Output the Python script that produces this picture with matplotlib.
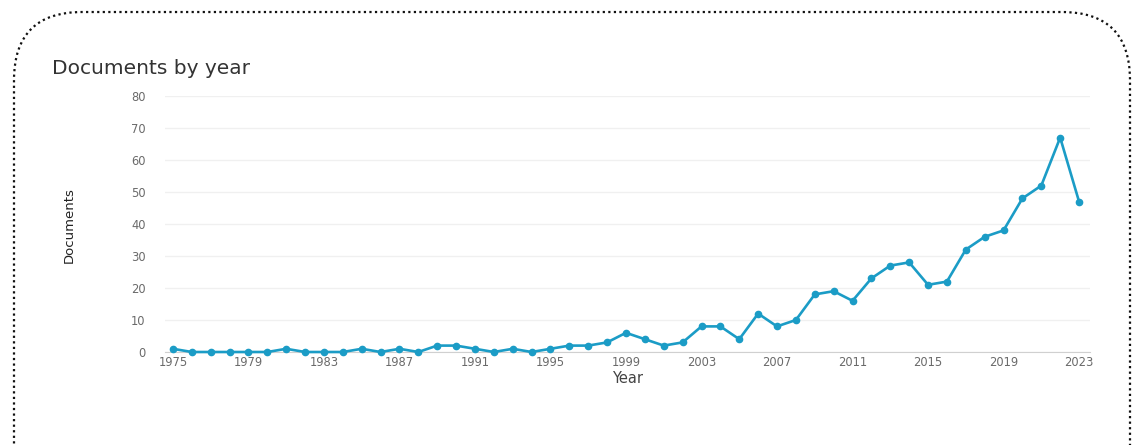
import matplotlib
matplotlib.use("Agg")
import matplotlib.pyplot as plt
from matplotlib.patches import FancyBboxPatch

anios = list(range(1975, 2024))
documentos = [1, 0, 0, 0, 0, 0, 1, 0, 0, 0,
              1, 0, 1, 0, 2, 2, 1, 0, 1, 0,
              1, 2, 2, 3, 6, 4, 2, 3, 8, 8,
              4, 12, 8, 10, 18, 19, 16, 23, 27, 28,
              21, 22, 32, 36, 38, 48, 52, 67, 47]
ticks_x = list(range(1975, 2024, 4))
ticks_y = list(range(0, 81, 10))

color_linea = '#1b9cc6'

fig = plt.figure(figsize=(11.36, 4.45), dpi=100)

# marco punteado redondeado
marco = FancyBboxPatch((14 / 1136, -0.2), 1116 / 1136, 1.173,
                       boxstyle="round,pad=0,rounding_size=0.06",
                       transform=fig.transFigure, fill=False,
                       linestyle=(0, (1, 1.5)), linewidth=1.6, edgecolor='#111111',
                       mutation_aspect=1136 / 445)
fig.patches.append(marco)

ax = fig.add_axes([165 / 1136, 93 / 445, 925 / 1136, 256 / 445])
ax.plot(anios, documentos, color=color_linea, linewidth=1.9, marker='o',
        markersize=4.5, clip_on=False, zorder=3)

ax.set_xlim(1974.58, 2023.58)
ax.set_ylim(0, 80)
ax.set_xticks(ticks_x)
ax.set_yticks(ticks_y)
ax.tick_params(axis='both', length=0, labelsize=8.3, colors='#6a6a6a')
ax.tick_params(axis='x', pad=3)
ax.tick_params(axis='y', pad=14)
ax.grid(axis='y', color='#f0f0f0', linewidth=1)
ax.set_axisbelow(True)
for s in ['top', 'right', 'left']:
    ax.spines[s].set_visible(False)
ax.spines['bottom'].set_color('#d0d0d0')

ax.set_xlabel("Year", fontsize=10.5, color='#444444', labelpad=1)
fig.text(69 / 1136, 1 - 225 / 445, "Documents", rotation=90, ha='center', va='center',
         fontsize=9.5, color='#222222')
fig.text(52 / 1136, 1 - 68 / 445, "Documents by year", ha='left', va='center',
         fontsize=14.5, color='#333333')

fig.savefig("out.png", dpi=100)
______________________________
Leave out the pictures and transcribe everything else exactly.

COMPLETED EXERCISE -
Output the Python script that produces this picture with matplotlib.
import matplotlib
matplotlib.use("Agg")
import matplotlib.pyplot as plt
from matplotlib.patches import FancyBboxPatch

anios = list(range(1975, 2024))
documentos = [1, 0, 0, 0, 0, 0, 1, 0, 0, 0,
              1, 0, 1, 0, 2, 2, 1, 0, 1, 0,
              1, 2, 2, 3, 6, 4, 2, 3, 8, 8,
              4, 12, 8, 10, 18, 19, 16, 23, 27, 28,
              21, 22, 32, 36, 38, 48, 52, 67, 47]
ticks_x = list(range(1975, 2024, 4))
ticks_y = list(range(0, 81, 10))

color_linea = '#1b9cc6'

fig = plt.figure(figsize=(11.36, 4.45), dpi=100)

# marco punteado redondeado
marco = FancyBboxPatch((14 / 1136, -0.2), 1116 / 1136, 1.173,
                       boxstyle="round,pad=0,rounding_size=0.06",
                       transform=fig.transFigure, fill=False,
                       linestyle=(0, (1, 1.5)), linewidth=1.6, edgecolor='#111111',
                       mutation_aspect=1136 / 445)
fig.patches.append(marco)

ax = fig.add_axes([165 / 1136, 93 / 445, 925 / 1136, 256 / 445])
ax.plot(anios, documentos, color=color_linea, linewidth=1.9, marker='o',
        markersize=4.5, clip_on=False, zorder=3)

ax.set_xlim(1974.58, 2023.58)
ax.set_ylim(0, 80)
ax.set_xticks(ticks_x)
ax.set_yticks(ticks_y)
ax.tick_params(axis='both', length=0, labelsize=8.3, colors='#6a6a6a')
ax.tick_params(axis='x', pad=3)
ax.tick_params(axis='y', pad=14)
ax.grid(axis='y', color='#f0f0f0', linewidth=1)
ax.set_axisbelow(True)
for s in ['top', 'right', 'left']:
    ax.spines[s].set_visible(False)
ax.spines['bottom'].set_color('#d0d0d0')

ax.set_xlabel("Year", fontsize=10.5, color='#444444', labelpad=1)
fig.text(69 / 1136, 1 - 225 / 445, "Documents", rotation=90, ha='center', va='center',
         fontsize=9.5, color='#222222')
fig.text(52 / 1136, 1 - 68 / 445, "Documents by year", ha='left', va='center',
         fontsize=14.5, color='#333333')

fig.savefig("out.png", dpi=100)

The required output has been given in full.